Creating a new piece once I have a design is quicker. Sometimes it can take only 15 minutes to make a pair of earrings, but often I will take the earrings apart as I make them, and remake them until they are exactly right. I love color and shape, and I want the beads and stones and metal that I use to look perfect together.
Has your jewelry-making impacted your work at UAB?

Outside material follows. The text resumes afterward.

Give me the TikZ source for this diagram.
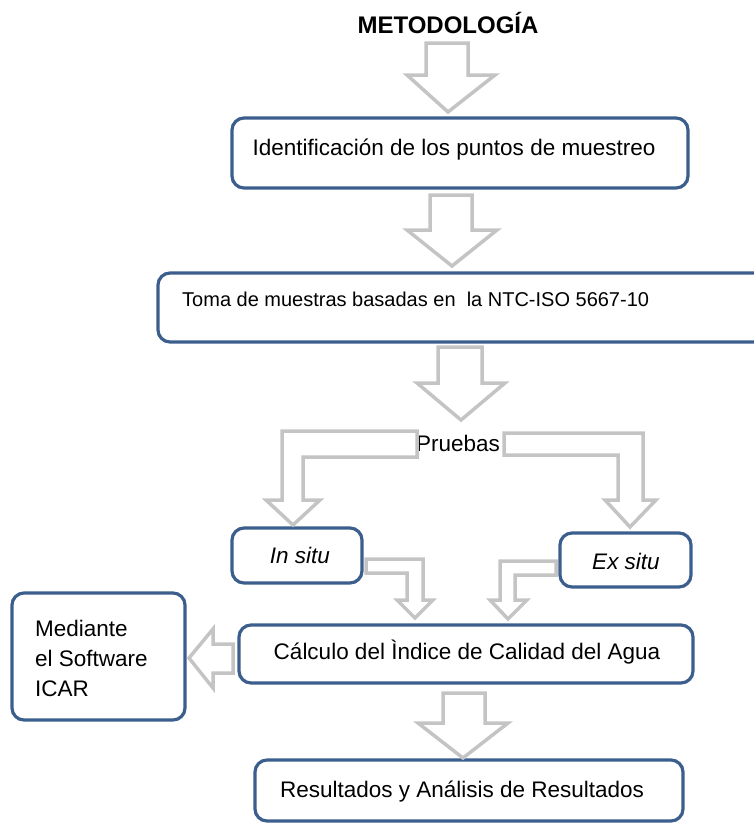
\documentclass[tikz,border=0pt]{standalone}
\usepackage{fontspec}
\setmainfont{Liberation Sans}
\definecolor{boxblue}{RGB}{59,94,140}
\definecolor{arrgray}{RGB}{196,196,196}
\tikzset{
  box/.style={draw=boxblue, line width=3.2pt, rounded corners=12pt, fill=white, inner sep=0pt},
  lbl/.style={inner sep=0pt, font=\fontsize{22.5}{30}\selectfont, text=black},
  blockarrow/.style={draw=arrgray, line width=3.5pt, fill=white, line join=miter}
}
\begin{document}
\begin{tikzpicture}[x=1pt,y=-1pt]
\useasboundingbox (0,0) rectangle (754,823);
% title
\node[lbl, font=\fontsize{24}{28}\selectfont\bfseries] (title) at (448,23) {METODOLOGÍA};
% boxes
\node[box, minimum width=456pt, minimum height=70pt] (b1) at (460,153) {};
\node[box, minimum width=632pt, minimum height=69pt] (b2) at (474,307.5) {};
\node[box, minimum width=130pt, minimum height=55pt] (insitu) at (297,555.5) {};
\node[box, minimum width=131pt, minimum height=54pt] (exsitu) at (625.5,560) {};
\node[box, minimum width=454pt, minimum height=58pt] (calc) at (466,654) {};
\node[box, minimum width=173pt, minimum height=127pt] (med) at (98.5,656.5) {};
\node[box, minimum width=428pt, minimum height=61pt] (res) at (469,790.5) {};
% texts
\node[lbl] (t1) at (454,150) {Identificación de los puntos de muestreo};
\node[lbl, font=\fontsize{20}{24}\selectfont, anchor=west] (t2) at (182,299) {Toma de muestras basadas en\ \ la NTC-ISO 5667-10};
\node[lbl] (pru) at (458,443) {Pruebas};
\node[lbl, font=\fontsize{22.5}{30}\selectfont\itshape] (t3) at (300,555) {In situ};
\node[lbl, font=\fontsize{22.5}{30}\selectfont\itshape] (t4) at (626,561) {Ex situ};
\node[lbl] (t5) at (467,652) {Cálculo del Ìndice de Calidad del Agua};
\node[lbl, align=left, anchor=west] (t6) at (35,658) {Mediante\\el Software\\ICAR};
\node[lbl] (t7) at (462,792) {Resultados y Análisis de Resultados};
% block arrows
\draw[blockarrow] (426,43) -- (468,43) -- (468,75) -- (495,75) -- (448,112) -- (407,75) -- (426,75) -- cycle;
\draw[blockarrow] (430,195) -- (472,195) -- (472,230) -- (497,230) -- (452,266) -- (407,230) -- (430,230) -- cycle;
\draw[blockarrow] (438,347) -- (482,347) -- (482,383) -- (505,383) -- (461,420) -- (417,383) -- (438,383) -- cycle;
\draw[blockarrow] (417,431) -- (282,431) -- (282,500) -- (266,500) -- (293,525) -- (320,500) -- (303,500) -- (303,457) -- (417,457) -- cycle;
\draw[blockarrow] (504,433) -- (643,433) -- (643,500) -- (656,500) -- (630,527) -- (605,500) -- (618,500) -- (618,455) -- (504,455) -- cycle;
\draw[blockarrow] (366,559) -- (423,559) -- (423,600) -- (433,600) -- (415,618) -- (397,600) -- (407,600) -- (407,573) -- (366,573) -- cycle;
\draw[blockarrow] (556,561) -- (500,561) -- (500,600) -- (490,600) -- (508,619) -- (527,600) -- (515,600) -- (515,575) -- (556,575) -- cycle;
\draw[blockarrow] (233,644) -- (213,644) -- (213,629) -- (189,658) -- (213,688) -- (213,673) -- (233,673) -- cycle;
\draw[blockarrow] (443,693) -- (485,693) -- (485,723) -- (508,723) -- (463,758) -- (418,723) -- (443,723) -- cycle;
\end{tikzpicture}
\end{document}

When I started teaching, I would tell my students that if they put a colored or interesting paper clip on their papers, I would keep it. At that point, I just liked colorful clips. I wasn’t doing anything with them; I just kept them in a box to look at sometimes. But I stopped telling students that because they were starting to look for paper clips to give me, and I did not want them to feel they needed to do that. However, perhaps six years ago, two different students gave me papers with triangular plastic clips—one was orange and the other red. I loved the look of those clips, and instead of putting them in my box of clips, I put them in my jewelry box, where I kept a few tools and some beads and findings. I thought that those clips would look great as earrings, but I could not figure out how to hang them. Quite a while after that, I had an idea that I could use a crimp with a loop to hold a plastic cord looped through the clips. I hung those triangular clips that way and started wearing them, and even though they were very primitive compared to the paper-clip jewelry I now make, people commented on them a lot and seemed to like them. That’s how I got started making this kind of jewelry. So it was UAB that made an impact on my jewelry-making—not the other way around.